Runicorn validates and normalizes paths.

Allowed characters

  • letters
  • numbers
  • underscores _
  • hyphens -
  • forward slashes /

Invalid examples

rn.init(path="my experiment")   # spaces not allowed
rn.init(path="path/../escape")  # traversal-like input rejected
rn.init(path="special@chars!")  # special characters not allowed

Normalization rules

  • backslashes are converted to /
  • leading and trailing slashes are stripped
  • "/" or "" maps to the root path
  • None becomes "default"
  • maximum length is 200 characters

Filesystem layout

Paths map directly under the storage root:

storage_root/
├─ runs/
│  ├─ cv/
│  │  └─ classification/
│  │     └─ resnet50/
│  │        └─ baseline/
│  │           └─ 20260115_120000_789abc/
│  └─ sr_project/
│     └─ swinir/
│        └─ reproduction/
│           └─ table_1_acc/
│              └─ 20260115_130000_xyz789/
└─ archive/

This is one reason consistent paths pay off: your storage layout remains understandable outside the UI too.


How the UI uses it

The experiments page tree uses the path hierarchy directly. That enables:

  • collapsible navigation
  • subtree filtering
  • folder creation and delete flows
  • subtree export
  • path-based batch actions

This is why stable, predictable paths are worth the effort.

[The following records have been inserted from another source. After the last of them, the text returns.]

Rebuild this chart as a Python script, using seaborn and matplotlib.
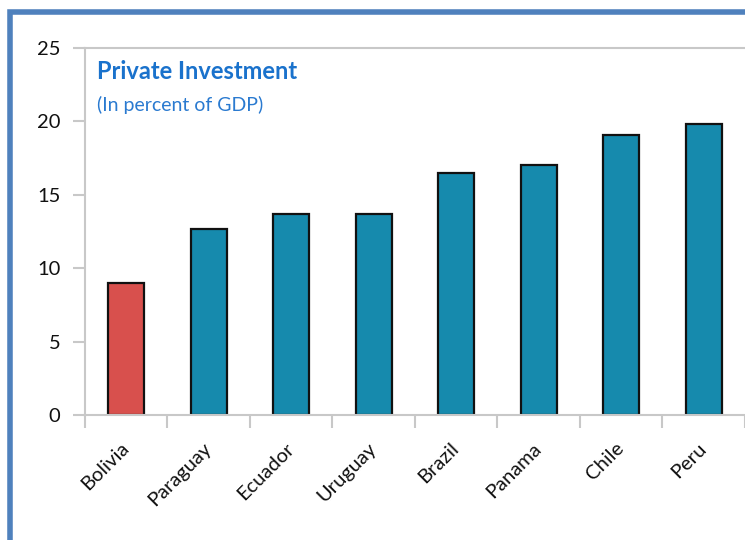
import matplotlib
matplotlib.use("Agg")
import matplotlib.pyplot as plt
import matplotlib.patches as mpatches
from matplotlib.ticker import FixedLocator
import seaborn as sns
import pandas as pd

# Private investment by country, percent of GDP
countries = ["Bolivia", "Paraguay", "Ecuador", "Uruguay", "Brazil", "Panama", "Chile", "Peru"]
values = [9.0, 12.7, 13.7, 13.7, 16.5, 17.0, 19.1, 19.8]
y_ticks = [0, 5, 10, 15, 20, 25]

RED = "#d8504d"
TEAL = "#168aad"
colors = [RED] + [TEAL] * (len(countries) - 1)

sns.set_theme(style="white")
plt.rcParams["font.family"] = ["Lato", "DejaVu Sans"]

df = pd.DataFrame({"country": countries, "value": values})

fig = plt.figure(figsize=(7.45, 5.40), dpi=100)
ax = fig.add_axes([0.114, 0.2315, 0.886, 0.6795])

sns.barplot(data=df, x="country", y="value", hue="country", palette=colors,
            order=countries, hue_order=countries, legend=False,
            width=0.44, edgecolor="#111111", linewidth=1.6, saturation=1, ax=ax)

ax.set_ylim(0, 25)
ax.set_xlim(-0.5, len(countries) - 0.5)
ax.set_yticks(y_ticks)
ax.set_xlabel("")
ax.set_ylabel("")

grey = "#c8c8c8"
for side in ["left", "bottom", "top"]:
    ax.spines[side].set_visible(True)
    ax.spines[side].set_color(grey)
    ax.spines[side].set_linewidth(1.5)
ax.spines["right"].set_visible(False)

ax.tick_params(axis="y", which="major", direction="out", length=9, width=1.5,
               color=grey, labelsize=14.5, labelcolor="#111111", pad=8.5, left=True)
# category separators under the x axis
ax.xaxis.set_minor_locator(FixedLocator([i - 0.5 for i in range(len(countries) + 1)]))
ax.tick_params(axis="x", which="minor", direction="out", length=9, width=1.5,
               color=grey, bottom=True)
ax.tick_params(axis="x", which="major", length=0, labelsize=14.5,
               labelcolor="#111111", pad=22)
for lbl in ax.get_xticklabels():
    lbl.set_rotation(45)
    lbl.set_ha("right")
    lbl.set_va("center")
    lbl.set_rotation_mode("anchor")

ax.text(0.018, 0.935, "Private Investment", transform=ax.transAxes,
        fontsize=17, fontweight="bold", color="#1a72cc", ha="left", va="center")
ax.text(0.018, 0.845, "(In percent of GDP)", transform=ax.transAxes,
        fontsize=14, color="#2a7ad0", ha="left", va="center")

# blue frame around the panel
frame = mpatches.Rectangle((9.5 / 745, -0.05), 1.2, 1 - 11.5 / 540 + 0.05,
                           transform=fig.transFigure, fill=False,
                           edgecolor="#4f81bd", linewidth=4, clip_on=False)
fig.patches.append(frame)

fig.savefig("out.png", dpi=100)
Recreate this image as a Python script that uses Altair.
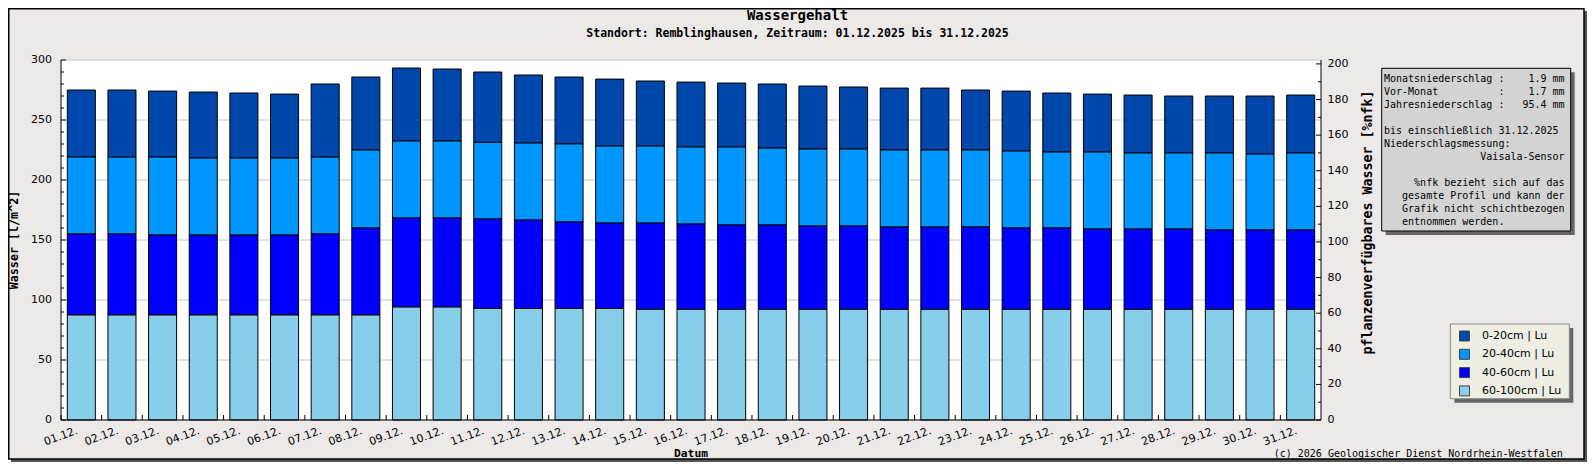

Migration from old project/name

If you still think in the old project + name style, the simplest migration is:

Before

run = rn.init(project="image_classification", name="resnet50_v1")

After

run = rn.init(path="image_classification/resnet50_v1")

You can also take the chance to add more structure:

run = rn.init(path="cv/classification/resnet50/v1")

Best practices

Keep reruns in the same path

That is what makes the path tree and compare flows useful.

Use alias for run-specific labels

Keep path stable and let alias carry the one-off human name.

Choose a taxonomy that matches your work

Engineering teams and research teams often want very different hierarchies. Both are fine.

Do not overfit the hierarchy

If your path becomes too deep or too specific, browsing gets worse instead of better.